# Site suggestions please



## clint357 (Jul 23, 2009)

Please let me know if there's anything else I need to add.
http://martin-led.com/

Thanks.


----------



## chevyrulz (Jul 23, 2009)

change the font color for the specs in your banner at the top left. can't read black on black!


----------



## arcel1t (Jul 23, 2009)

I woud want to see a beamshot in throw configuration.


----------



## Bulbtronics Lighting (Jul 23, 2009)

yes, the black on black is def a good suggestion.
same with the footer which looks white on white


----------



## clint357 (Jul 23, 2009)

arcel1t said:


> I woud want to see a beamshot in throw configuration.


 
Sorry, I forgot to mention that I still need to get beamshots of the throw configuration. I'm having trouble getting the right reflector.

I'll change the fonts tonight though. Thanks for the input.


----------



## Tekno_Cowboy (Jul 23, 2009)

I'm missing the last line of text in every box when I view them.


----------



## Ken_McE (Jul 25, 2009)

All in all a handsome and attractive product. I hope you do well with them.

A few minor issues:

On the page http://martin-led.com/home.html you have a banner on top that has little black letters sliding out over a grey background. They're a bit hard to read and go away too fast. If it's worth writing, make it easy to read. Also, no sense of scale in picture. I thought it looked about as big as a mans thumb and was wondering about surface area for cooling.

On that same page where it says "Martin LED’s MC 900 lights are designed to be the most versatile" I'd like to see that text bumped up a size.

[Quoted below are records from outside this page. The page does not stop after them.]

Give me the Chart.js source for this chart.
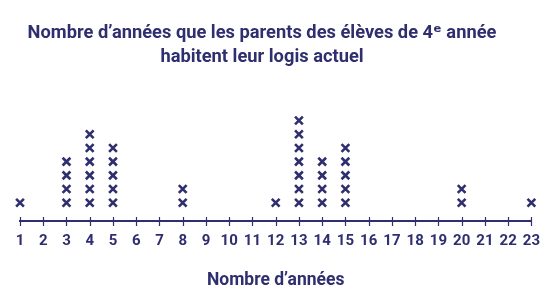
<!DOCTYPE html>
<html>
<head>
<meta charset="utf-8">
<script src="https://cdn.jsdelivr.net/npm/chart.js@4"></script>
<style>
  html, body { margin: 0; padding: 0; background: #fff; }
  #wrap { width: 551px; height: 301px; }
</style>
</head>
<body>
<div id="wrap"><canvas id="chart"></canvas></div>
<script>
// years lived in current home -> number of students (one "x" each)
var years = [1, 3, 4, 5, 8, 12, 13, 14, 15, 20, 23];
var counts = [1, 4, 6, 5, 2, 1, 7, 4, 5, 2, 1];
var titleLines = ["Nombre d\u2019années que les parents des élèves de 4\u1D49 année", "habitent leur logis actuel"];
var axisTitle = "Nombre d\u2019années";

var navy = "#2f2e6e";
var fontFamily = "Roboto, 'DejaVu Sans', sans-serif";

var points = [];
for (var i = 0; i < years.length; i++) {
    for (var k = 1; k <= counts[i]; k++) {
        points.push({ x: years[i], y: k });
    }
}

// small tick marks crossing the axis line
var tickMarks = {
    id: "tickMarks",
    afterDraw: function(chart) {
        var ctx = chart.ctx;
        var xs = chart.scales.x;
        var y0 = chart.chartArea.bottom;
        ctx.save();
        ctx.strokeStyle = navy;
        ctx.lineWidth = 1.2;
        for (var v = xs.min; v <= xs.max; v++) {
            var px = Math.round(xs.getPixelForValue(v)) + 0.5;
            ctx.beginPath();
            ctx.moveTo(px, y0 - 4);
            ctx.lineTo(px, y0 + 5);
            ctx.stroke();
        }
        ctx.restore();
    }
};

// the title in the original sits a bit left of centre
var titleShift = {
    id: "titleShift",
    afterLayout: function(chart) {
        if (chart.titleBlock) {
            chart.titleBlock.left -= 14;
            chart.titleBlock.right -= 14;
        }
    }
};

var ctx = document.getElementById("chart").getContext("2d");
var oneChart = new Chart(ctx, {
    type: "scatter",
    data: {
        datasets: [{
            data: points,
            clip: false,
            pointStyle: "crossRot",
            pointRadius: 5.5,
            pointBorderWidth: 2.6,
            borderColor: navy,
            backgroundColor: navy
        }]
    },
    options: {
        responsive: true,
        maintainAspectRatio: false,
        animation: false,
        layout: { padding: { left: 20, right: 19, top: 22, bottom: 10 } },
        plugins: {
            legend: { display: false },
            tooltip: { enabled: false },
            title: {
                display: true,
                text: titleLines,
                color: navy,
                font: { family: fontFamily, size: 18.3, weight: "bold", lineHeight: 1.3 },
                padding: { top: 0, bottom: 19 }
            }
        },
        scales: {
            x: {
                type: "linear",
                min: 1,
                max: 23,
                grid: { display: false, drawTicks: false },
                border: { display: true, color: navy, width: 2 },
                ticks: {
                    stepSize: 1,
                    padding: 11,
                    color: navy,
                    font: { family: fontFamily, size: 15, weight: "bold" }
                },
                title: {
                    display: true,
                    text: axisTitle,
                    color: navy,
                    font: { family: fontFamily, size: 17.5, weight: "bold" },
                    padding: { top: 9, bottom: 0 }
                }
            },
            y: {
                display: false,
                min: -0.33,
                max: 9.33
            }
        }
    },
    plugins: [tickMarks, titleShift]
});
</script>
</body>
</html>
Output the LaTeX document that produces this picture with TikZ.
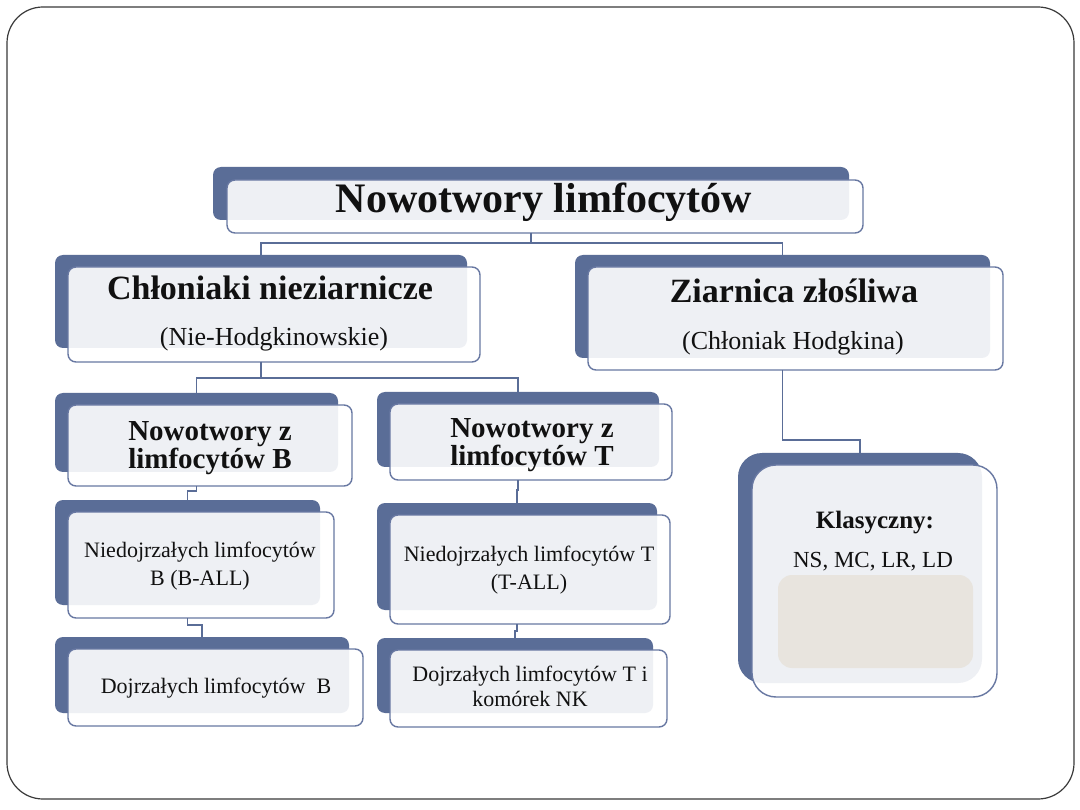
\documentclass[tikz,border=0pt]{standalone}
\usepackage{fontspec}
\setmainfont{Liberation Serif}
\usepackage{tikz}
\usetikzlibrary{calc,positioning}
\definecolor{ink}{HTML}{111111}
\definecolor{slate}{HTML}{5A6D97}
\definecolor{slateline}{HTML}{6878A2}
\definecolor{paper}{HTML}{E8E4DE}
\definecolor{framegray}{HTML}{3A3A3A}

\begin{document}
\begin{tikzpicture}[x=1pt,y=-1pt,
  backbox/.style={fill=slate,rounded corners=8,inner sep=0,outer sep=0},
  frontbox/.style={draw=slateline,line width=1.4pt,fill=white,fill opacity=0.9,rounded corners=8,inner sep=0,outer sep=0},
  link/.style={draw=slate,line width=1.3pt},
  toptxt/.style={anchor=base,text=ink,font=\fontsize{42}{48}\selectfont\bfseries},
  headtxt/.style={anchor=base,text=ink,font=\fontsize{34}{40}\selectfont\bfseries},
  subtxt/.style={anchor=base,text=ink,font=\fontsize{26}{30}\selectfont},
  leveltxt/.style={anchor=base,text=ink,align=center,font=\fontsize{29}{28}\selectfont\bfseries},
  leaftxt/.style={anchor=base,text=ink,align=center,font=\fontsize{22}{28}\selectfont}]
  \fill[white] (0,0) rectangle (1080,810);
  \useasboundingbox (0,0) rectangle (1080,810);
  % slide frame
  \draw[framegray,line width=1.2pt,rounded corners=36] (7,7) rectangle (1074,799);

  % top level
  \node[backbox,minimum width=636,minimum height=53] (titleBk) at (531,193.5) {};
  \node[frontbox,minimum width=636,minimum height=53] (title) at (545,206.5) {};
  \node[toptxt] (titleT) at (544,213) {Nowotwory limfocytów};

  % second level
  \node[backbox,minimum width=412,minimum height=93] (chlBk) at (261,301.5) {};
  \node[frontbox,minimum width=412,minimum height=95] (chl) at (274,314.5) {};
  \node[headtxt] (chlT) at (270,300) {Chłoniaki nieziarnicze};
  \node[subtxt] (chlS) at (274,346) {(Nie-Hodgkinowskie)};

  \node[backbox,minimum width=415,minimum height=103] (ziaBk) at (782.5,306.5) {};
  \node[frontbox,minimum width=415,minimum height=103] (zia) at (795.5,318.5) {};
  \node[headtxt] (ziaT) at (794,303) {Ziarnica złośliwa};
  \node[subtxt] (ziaS) at (793,350) {(Chłoniak Hodgkina)};

  % third level
  \node[backbox,minimum width=283,minimum height=79] (nowBBk) at (196.5,432.5) {};
  \node[frontbox,minimum width=284,minimum height=81] (nowB) at (210,445.5) {};
  \node[leveltxt] (nowBT) at (210,468) {Nowotwory z\\limfocytów B};

  \node[backbox,minimum width=282,minimum height=75] (nowTBk) at (518,429.5) {};
  \node[frontbox,minimum width=282,minimum height=76] (nowT) at (531,442) {};
  \node[leveltxt] (nowTT) at (532,465) {Nowotwory z\\limfocytów T};

  \node[backbox,minimum width=244,minimum height=230,rounded corners=24] (klBk) at (860,568) {};
  \node[frontbox,minimum width=245,minimum height=232,rounded corners=24] (kl) at (874.5,581) {};
  \node[anchor=base,text=ink,font=\fontsize{25}{30}\selectfont\bfseries] (klT) at (875,528) {Klasyczny:};
  \node[anchor=base,text=ink,font=\fontsize{23}{28}\selectfont] (klS) at (873,567) {NS, MC, LR, LD};
  \node[fill=paper,rounded corners=14,inner sep=0,minimum width=195,minimum height=93] (klIn) at (875.5,621.5) {};

  % fourth level
  \node[backbox,minimum width=265,minimum height=105] (nieBBk) at (187.5,552.5) {};
  \node[frontbox,minimum width=266,minimum height=106] (nieB) at (201,565) {};
  \node[leaftxt] (nieBT) at (200,585) {Niedojrzałych limfocytów\\B (B-ALL)};

  \node[backbox,minimum width=280,minimum height=107] (nieTBk) at (517,556.5) {};
  \node[frontbox,minimum width=280,minimum height=109] (nieT) at (530,569.5) {};
  \node[leaftxt] (nieTT) at (529,589) {Niedojrzałych limfocytów T\\(T-ALL)};

  \node[backbox,minimum width=294,minimum height=76] (dojBBk) at (202,675) {};
  \node[frontbox,minimum width=295,minimum height=77] (dojB) at (215.5,687.5) {};
  \node[leaftxt] (dojBT) at (216,693) {Dojrzałych limfocytów\ \ B};

  \node[backbox,minimum width=276,minimum height=75] (dojTBk) at (515,675.5) {};
  \node[frontbox,minimum width=277,minimum height=77] (dojT) at (528.5,688.5) {};
  \node[leaftxt] (dojTT) at (530,706) {Dojrzałych limfocytów T i\\[-3pt]komórek NK};

  % connectors
  \draw[link] (titleBk.center |- title.south) -- ++(0,10) -| (chlBk.north);
  \draw[link] (titleBk.center |- title.south) -- ++(0,10) -| (ziaBk.north);
  \draw[link] (chlBk.center |- chl.south) -- ++(0,16) -| (nowBBk.north);
  \draw[link] (chlBk.center |- chl.south) -- ++(0,16) -| (nowTBk.north);
  \draw[link] (ziaBk.center |- zia.south) -- ++(0,70) -| (klBk.north);
  \draw[link] (nowBBk.center |- nowB.south) -- ++(0,5) -| (nieBBk.north);
  \draw[link] (nowTBk.center |- nowT.south) -- ++(0,10) -| (nieTBk.north);
  \draw[link] (nieBBk.center |- nieB.south) -- ++(0,7) -| (dojBBk.north);
  \draw[link] (nieTBk.center |- nieT.south) -- ++(0,7) -| (dojTBk.north);
\end{tikzpicture}
\end{document}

On the page http://martin-led.com/about.html You should have a fourth shot with the lights in the other configuration. The text box around the text is too tight, there should be a little space around the edges. Also, the last line gets cropped off. Also one "l" in ""it's not too usefull". At the very bottom of the page it says "© 2006 Company Name". Change that to your name.

On http://martin-led.com/news.html the pictures give no sense of scale and the part where you talk about using one screw to stack two lights I didn't follow. How about a picture of two of the rascals screwed to your bumper so as to demonstrate what you describe? or if on a bench then with a soda can next to them for scale?

On the gallery page perhaps specify the hottest environment in which it will work properly, both driving and idling. Mention how deep it can be used underwater. (people may want them for other things than cars) Maybe a mention of how long of a fall they should reliably survive.

On the order page perhaps add a price for a replacement bracket and a price for a replacement lens and a price for a replacement gasket and screws, so people will know that they can get parts readily.

All in all solid.


----------



## clint357 (Jul 26, 2009)

OK, I got most of the stuff updated with the addition of The tight beam pattern. I still have to get some shots of the light next to a Bic lighter (for scale) and set up as a dual module. Thanks again for your help!


----------



## Jonster (Nov 25, 2009)

Nice ... very inspiring, I might do something similar when I get my first build done.

Only suggestion i'd have is to put comparative beam-shots side by side so we can see the difference between the stock jeep and your lights without scrolling?


----------